Brief:
- The Department of Defense canceled the embattled $10 billion cloud computing contract, in favor of a multicloud procurement plan to better meet its needs, the agency announced Tuesday.
- The decision is a blow to Microsoft, which won the Joint Enterprise Defense Infrastructure (JEDI) cloud contract in 2019. But protests and litigation over the fairness of the award process stalled work on the cloud environment. Gaps in the Pentagon's enterprisewide cloud services remain, the agency said.
- The Defense Department's new multicloud initiative, a multi-vendor contract called the Joint Warfighter Cloud Capability (JWCC), will seek proposals from limited sources, namely Amazon Web Services (AWS) and Microsoft. The agency did not provide further detail regarding the award amount or timeframe for the contract.
Insight:
The Pentagon decision Tuesday is a culmination of a long, drawn out cloud contract award, featuring pushback and litigation at every turn. "Due to evolving requirements, increased cloud conversancy and industry advances, the JEDI cloud contract no longer meets its needs," the agency said.
The Pentagon's cloud needs have changed and cloud service provider technology has matured, said John Sherman, acting DoD CIO, in the announcement. Changing user requirements leveraging multiple cloud environments and the evolution of the agency's cloud ecosystem contributed to the decision, according to Sherman.
For Microsoft, it's a loss of a major contract. For AWS, it's an opportunity to bid again. And for Oracle, there's still time to hear back from the Supreme Court.
In effect, the resulting contract is a consolation for each vendor, which stand alone in having the capabilities to meet the Pentagon's needs. The agency will, however, work with industry to determine whether another U.S.-based CSP has the scale required to participate in the bid process, according to the announcement.
Amazon holds 40.8% of the IaaS public cloud market share, ahead of Microsoft, which maintains 19.7% of the market, according to Gartner analysis.
AWS and Microsoft remain the dominant cloud providers and already boast a number of contracts with the federal government. The Defense Department uses Microsoft 365 for more than 3 million members of its workforce and is working with the U.S. Air Force on scale IT modernization. AWS federal customers include the Department of Veterans Affairs and the Centers for Medicare and Medicaid Services, among others.
The Pentagon awarded the JEDI cloud contract to Microsoft in October 2019, but the agency's discussion about the $10 billion cloud contract began in 2017 ahead of a draft solicitation in March 2018. AWS, another finalist for the contract, protested the award and called for a new reevaluation process and award decision.

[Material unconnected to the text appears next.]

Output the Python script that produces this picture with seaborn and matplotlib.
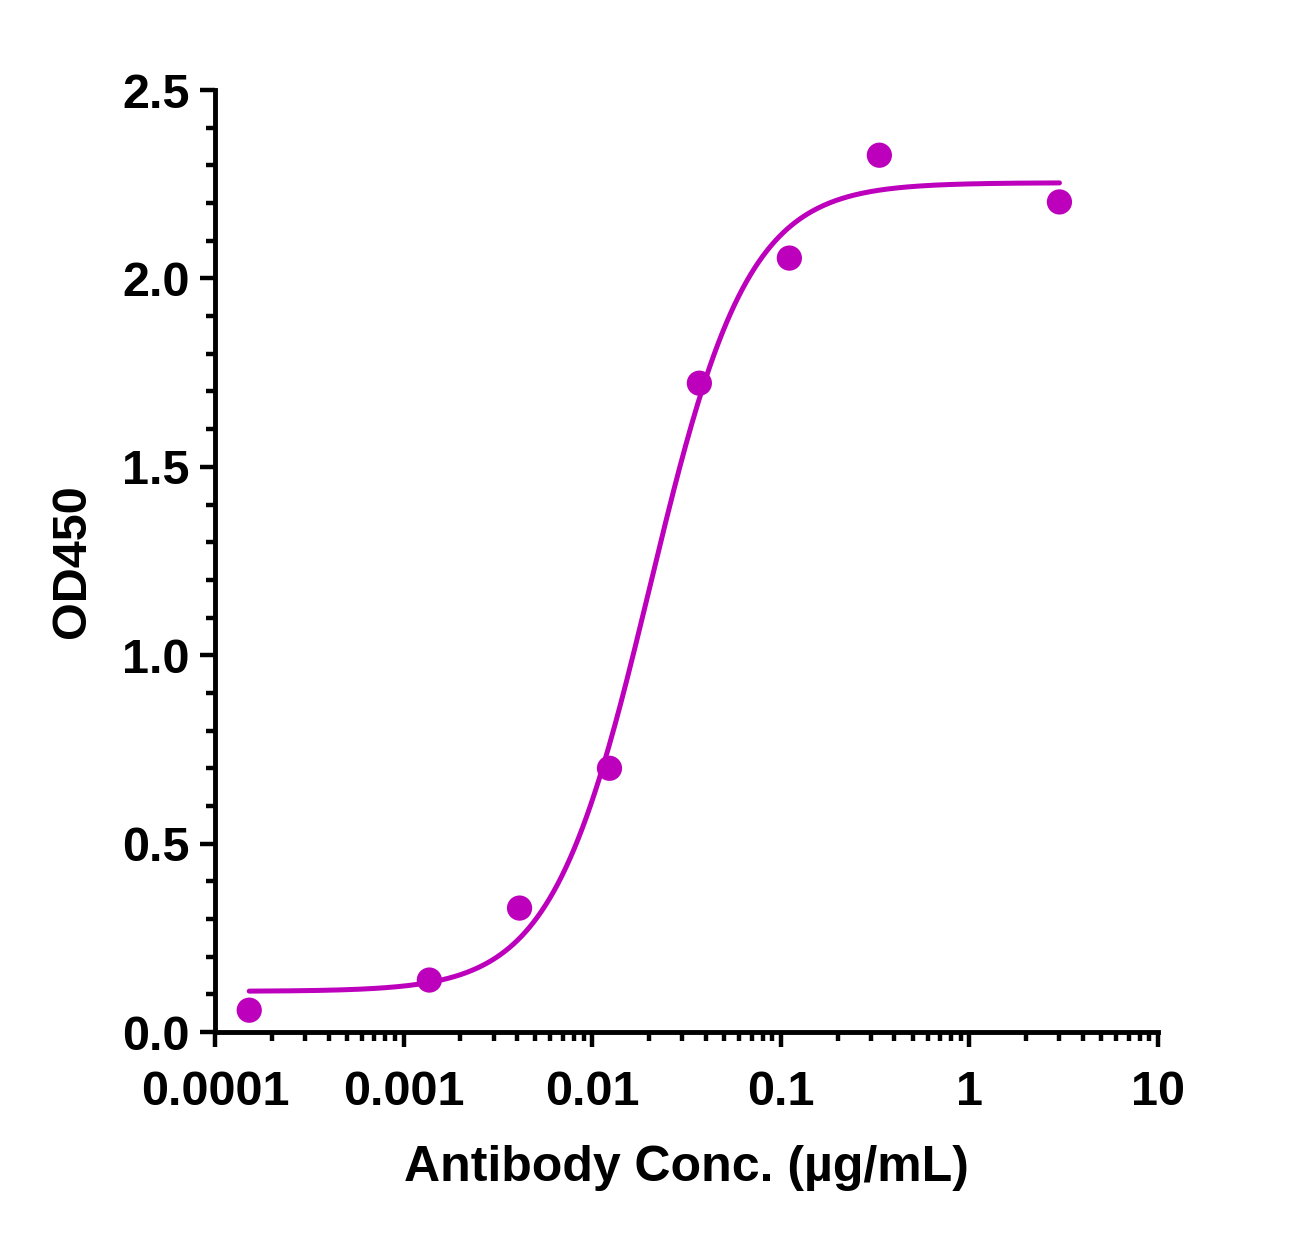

The Department of Defense's Inspector General, in a thorough, 313-page review of the contract, found a number of ethical violations and flaws throughout the bid process. Ultimately, the watchdog said it was fair to award the contract to a single source. The Pentagon reaffirmed the JEDI contract award last September, but protests from AWS continued.
In that time, with work on the contract delayed, cloud needs have changed. Companies are weighing the merits of hybrid cloud installations and embracing multicloud, with different vendors depending on the workload.
Cloud strategies evolve in real-time, as needs ebb and flow. And given the scale of deployments, companies are taking an iterative approach to adoption, one that embraces quick wins rather than waiting for large-scale transformation. The Pentagon's decision to rethink its cloud contract embraces this methodology, allowing the organization to nimbly move with multiple cloud service providers.